■ Your goal ■
Which lines fall between the line holding "Clone this chart in matplotlib." and the line holding "plt.rcParams['mathtext.it'] = 'Liberation", inclusive? Retype them exactly, without the pictures, and add nothing else.

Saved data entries
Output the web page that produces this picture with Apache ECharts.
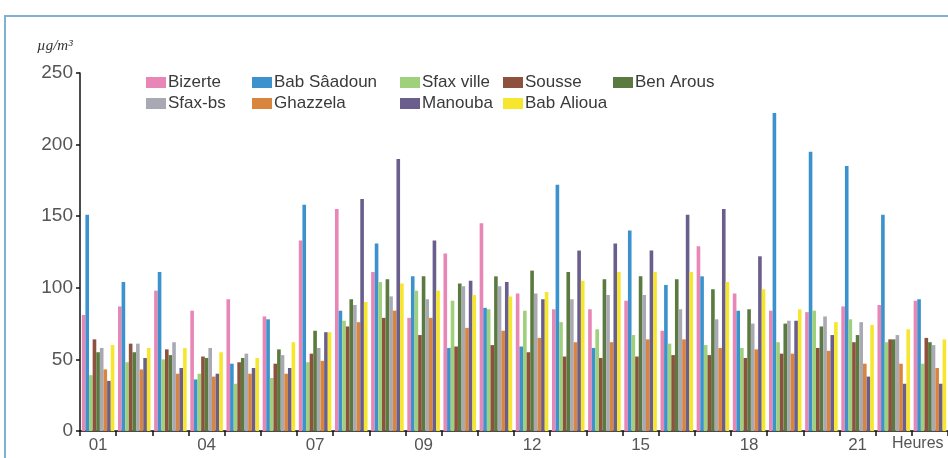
<!DOCTYPE html>
<html>
<head>
<meta charset="utf-8">
<script src="https://cdn.jsdelivr.net/npm/echarts@6/dist/echarts.min.js"></script>
<style>
  html, body { margin: 0; padding: 0; background: #fff; }
  #chart { width: 948px; height: 458px; }
</style>
</head>
<body>
<div id="chart"></div>
<script>
// heures (labels shown as in the source figure)
const hourLabels = ['01', '', '', '04', '', '', '07', '', '', '09', '', '', '12', '', '', '15', '', '', '18', '', '', '21', '', '']

const seriesNames = ['Bizerte', 'Bab Sâadoun', 'Sfax ville', 'Sousse', 'Ben Arous', 'Sfax-bs', 'Ghazzela', 'Manouba', 'Bab Alioua']
const seriesColors = ['#e886b6', '#3b92cc', '#9fd07c', '#8e513d', '#5b7a3f', '#a9a9b3', '#d9853e', '#6a5e8c', '#f6e62e']

// µg/m3 par heure
const bizerte = [81, 87, 98, 84, 92, 80, 133, 155, 111, 79, 124, 145, 96, 85, 85, 91, 70, 129, 96, 84, 83, 87, 88, 91]
const babSaadoun = [151, 104, 111, 36, 47, 78, 158, 84, 131, 108, 58, 86, 59, 172, 58, 140, 102, 108, 84, 222, 195, 185, 151, 92]
const sfaxVille = [39, 48, 50, 40, 33, 37, 48, 77, 104, 98, 91, 85, 84, 76, 71, 67, 61, 60, 58, 62, 84, 78, 62, 47]
const sousse = [64, 61, 57, 52, 48, 47, 54, 73, 79, 67, 59, 60, 55, 52, 51, 52, 53, 53, 51, 54, 58, 62, 64, 65]
const benArous = [55, 55, 53, 51, 51, 57, 70, 92, 106, 108, 103, 108, 112, 111, 106, 108, 106, 99, 85, 75, 73, 67, 64, 62]
const sfaxBs = [58, 61, 62, 58, 54, 53, 58, 88, 94, 92, 101, 101, 96, 92, 95, 95, 85, 78, 75, 77, 80, 76, 67, 60]
const ghazzela = [43, 43, 40, 38, 40, 40, 49, 76, 84, 79, 72, 70, 65, 62, 62, 64, 64, 58, 57, 54, 56, 47, 47, 44]
const manouba = [35, 51, 44, 40, 44, 44, 69, 162, 190, 133, 105, 104, 92, 126, 131, 126, 151, 155, 122, 77, 67, 38, 33, 33]
const babAlioua = [60, 58, 58, 55, 51, 62, 69, 90, 103, 98, 95, 94, 97, 105, 111, 111, 111, 104, 99, 85, 76, 74, 71, 64]

const seriesValues = [bizerte, babSaadoun, sfaxVille, sousse, benArous, sfaxBs, ghazzela, manouba, babAlioua]

// legend slots (left, top) - two rows, aligned columns
const legendSlots = [
  [146, 74], [252, 74], [400, 74], [503, 74], [613, 74],
  [146, 95], [252, 95], [400, 95], [503, 95]
]

const chart = echarts.init(document.getElementById('chart'))

const option = {
  animation: false,
  textStyle: { fontFamily: 'Liberation Sans, Arial, sans-serif' },
  legend: seriesNames.map((name, i) => ({
    data: [name],
    left: legendSlots[i][0],
    top: legendSlots[i][1],
    padding: 0,
    itemWidth: 20,
    itemHeight: 11,
    icon: 'rect',
    selectedMode: false,
    textStyle: { fontSize: 17, color: '#3a3a3a', padding: [0, 0, 0, -3] }
  })),
  graphic: [
    {
      type: 'rect',
      shape: { x: 5, y: 16, width: 980, height: 480 },
      style: { fill: 'none', stroke: '#7fb2d2', lineWidth: 2 },
      silent: true
    },
    {
      type: 'text',
      left: 37,
      top: 39,
      style: { text: 'µg/m³', font: 'italic 15px "Liberation Serif", serif', fill: '#333' }
    },
    {
      type: 'text',
      left: 892,
      top: 436,
      style: { text: 'Heures', font: '16px "Liberation Sans", sans-serif', fill: '#555' }
    }
  ],
  grid: { left: 80, right: 0, top: 73, bottom: 27 },
  xAxis: {
    type: 'category',
    data: hourLabels,
    axisLine: { lineStyle: { color: '#111', width: 1.5 } },
    axisTick: { show: true, length: 5, lineStyle: { color: '#111', width: 1.5 } },
    axisLabel: { interval: 0, fontSize: 17, color: '#555', margin: 6 },
    splitLine: { show: false }
  },
  yAxis: {
    type: 'value',
    min: 0,
    max: 250,
    interval: 50,
    axisLine: { show: true, lineStyle: { color: '#111', width: 1.5 } },
    axisTick: { show: true, length: 4, lineStyle: { color: '#111', width: 1.5 } },
    axisLabel: { fontSize: 19, color: '#555', margin: 7 },
    splitLine: { show: false }
  },
  series: seriesNames.map((name, i) => ({
    name,
    type: 'bar',
    data: seriesValues[i],
    barGap: '0%',
    barCategoryGap: '10%',
    itemStyle: { color: seriesColors[i] }
  }))
}

chart.setOption(option)
</script>
</body>
</html>
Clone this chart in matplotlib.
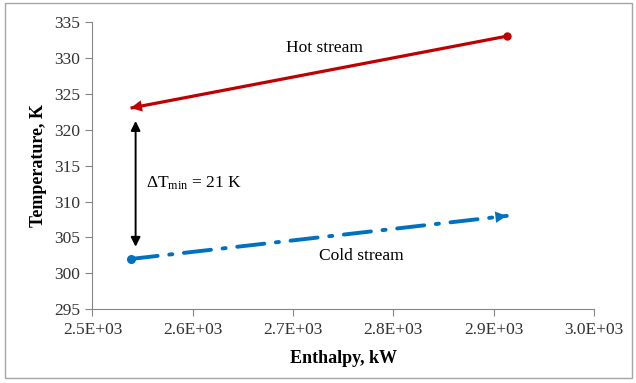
import matplotlib.pyplot as plt
from matplotlib.patches import Rectangle

plt.rcParams['font.family'] = ['Liberation Serif', 'DejaVu Serif']
plt.rcParams['mathtext.fontset'] = 'custom'
plt.rcParams['mathtext.rm'] = 'Liberation Serif'
plt.rcParams['mathtext.it'] = 'Liberation Serif:italic'

# data
hot_h = [2913, 2538]
hot_t = [333, 323]
cold_h = [2538, 2913]
cold_t = [302, 308]
dt_h = 2543
dt_top, dt_bottom = 321.2, 303.7
xticks = [2500, 2600, 2700, 2800, 2900, 3000]
xticklabels = ['2.5E+03', '2.6E+03', '2.7E+03', '2.8E+03', '2.9E+03', '3.0E+03']
yticks = [295, 300, 305, 310, 315, 320, 325, 330, 335]

red = '#c00000'
blue = '#0070c0'
gray = '#868686'

fig = plt.figure(figsize=(6.36, 3.83), dpi=100)
ax = fig.add_axes([0.1454, 0.1924, 0.7886, 0.7506])

fig.patches.append(Rectangle((0.008, 0.012), 0.985, 0.98, transform=fig.transFigure,
                             fill=False, edgecolor='#a6a6a6', lw=1))


def head(ax, xs, ys, color, size=20):
    # arrow head at the last point, pointing along the line
    fx = xs[1] - 0.03 * (xs[1] - xs[0])
    fy = ys[1] - 0.03 * (ys[1] - ys[0])
    ax.annotate('', xy=(xs[1], ys[1]), xytext=(fx, fy),
                arrowprops=dict(arrowstyle='-|>', color=color, lw=0.1,
                                mutation_scale=size, shrinkA=0, shrinkB=0))


ax.plot(hot_h, hot_t, color=red, lw=2.3, solid_capstyle='butt')
ax.plot(hot_h[0], hot_t[0], 'o', color=red, ms=5)
head(ax, hot_h, hot_t, red)

ax.plot(cold_h, cold_t, color=blue, lw=2.8, dashes=(7, 3, 0.8, 3), dash_capstyle='round')
ax.plot(cold_h[0], cold_t[0], 'o', color=blue, ms=5.5)
head(ax, cold_h, cold_t, blue)

ax.annotate('', xy=(dt_h, dt_top), xytext=(dt_h, dt_bottom),
            arrowprops=dict(arrowstyle='<|-|>', color='black', lw=1.4,
                            mutation_scale=14, shrinkA=0, shrinkB=0))

ax.text(2731, 331.3, 'Hot stream', fontsize=12.5, ha='center', va='center')
ax.text(2768, 302.4, 'Cold stream', fontsize=12.5, ha='center', va='center')
ax.text(2553, 312.6, 'ΔT$_{\\mathrm{min}}$ = 21 K', fontsize=12.5, ha='left', va='center')

ax.set_xlim(2500, 3000)
ax.set_ylim(295, 335)
ax.set_xticks(xticks)
ax.set_xticklabels(xticklabels)
ax.set_yticks(yticks)
ax.tick_params(direction='out', length=5, color=gray, labelsize=12.5, pad=4,
               labelcolor='#333333')
for s in ['top', 'right']:
    ax.spines[s].set_visible(False)
for s in ['left', 'bottom']:
    ax.spines[s].set_color(gray)

ax.set_xlabel('Enthalpy, kW', fontsize=13, fontweight='bold', labelpad=9)
ax.set_ylabel('Temperature, K', fontsize=13, fontweight='bold', labelpad=5)

fig.savefig('out.png', dpi=100)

■ In response ■
Clone this chart in matplotlib.
import matplotlib.pyplot as plt
from matplotlib.patches import Rectangle

plt.rcParams['font.family'] = ['Liberation Serif', 'DejaVu Serif']
plt.rcParams['mathtext.fontset'] = 'custom'
plt.rcParams['mathtext.rm'] = 'Liberation Serif'
plt.rcParams['mathtext.it'] = 'Liberation Serif:italic'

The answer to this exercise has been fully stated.